Passing costs on to others while maintaining—or even growing—sales will minimize any effects on the industry. Much of the benefit to fossil-fuel producers from a carbon tax will come from a third factor: a fine is a price. That insight is the title of a paper by Uri Gneezy and Aldo Rustichini analyzing changes in parent behavior at preschools that imposed fines for late pick-ups. Counterintuitively, fines made parents more likely to arrive late. The sense of guilt that had once motivated them to arrive on time was replaced by a sense of permission to pay for the extra minutes of child care.

For energy producers, and all users of fossil fuels, a similar dynamic is at work. If a carbon tax is established at a price that economists and policymakers agree compensates society for the potential dangers of climate change, then anyone who wants to pay the price is implicitly welcome to emit the carbon dioxide. The result would presumably not be an increase in emissions as it was with increased late pick-ups. But paying the tax buys legal, economic, and moral permission for the very activity that the tax is designed to discourage. Energy producers get this benefit without even bearing the burden of the tax.

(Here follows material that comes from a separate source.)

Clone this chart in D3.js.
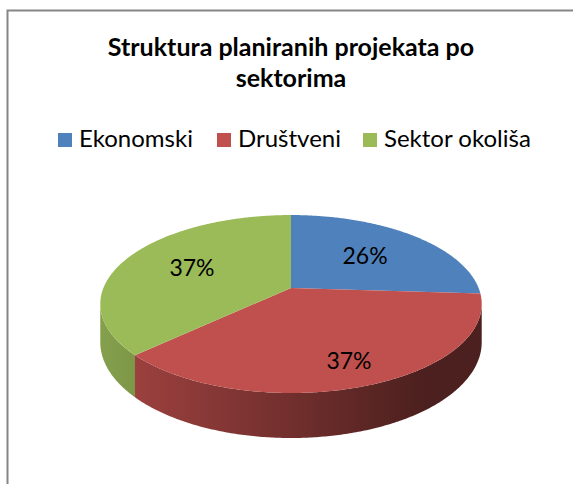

For the rest of society, perhaps the worst problem with a carbon tax is that it is extraordinarily regressive. Because poorer households spend a much greater share of their income on energy than do wealthier households, the price increases created by a tax eat up a greater share as well. Economists from the Brookings Institution and American Enterprise Institute found that a $15-per-ton carbon tax would cost the bottom 10 percent of households more than 3.5 percent of their income, and most taxes under consideration are two to three times higher. That’s the equivalent of a new income tax of 10 percent for the lowest-income households and 2 percent for the highest-income ones.

A rebate could offset this regressive effect, but sending a monthly check to every American has problems of its own (not least of them the de facto establishment of a guaranteed income). Unfortunately, analyses also consistently show that the economic drag of a new carbon tax could be counteracted only if the revenues from that tax are used to reduce corporate income-tax rates. Take your pick: a carbon tax that hurts the poor or a carbon tax that slows economic growth. Most likely we’ll get a carbon tax that does a little bit of both.

The entire exercise is supposed to be in service of reducing carbon-dioxide emissions and averting climate catastrophe. But the carbon-tax proposals under discussion cannot achieve their emissions-reduction targets, let alone make a noticeable dent in global emissions. Even a global tax—a political non-starter—would fail to push oil and gas prices any higher than they already were several years ago, a time at which environmentalists were hardly sanguine about the future. But once businesses and consumers are paying the “right price” for their emissions, where will the case be for other action?

There are political points to score with a carbon tax, and profits to capture, too. But these won’t benefit society; they will come at its expense.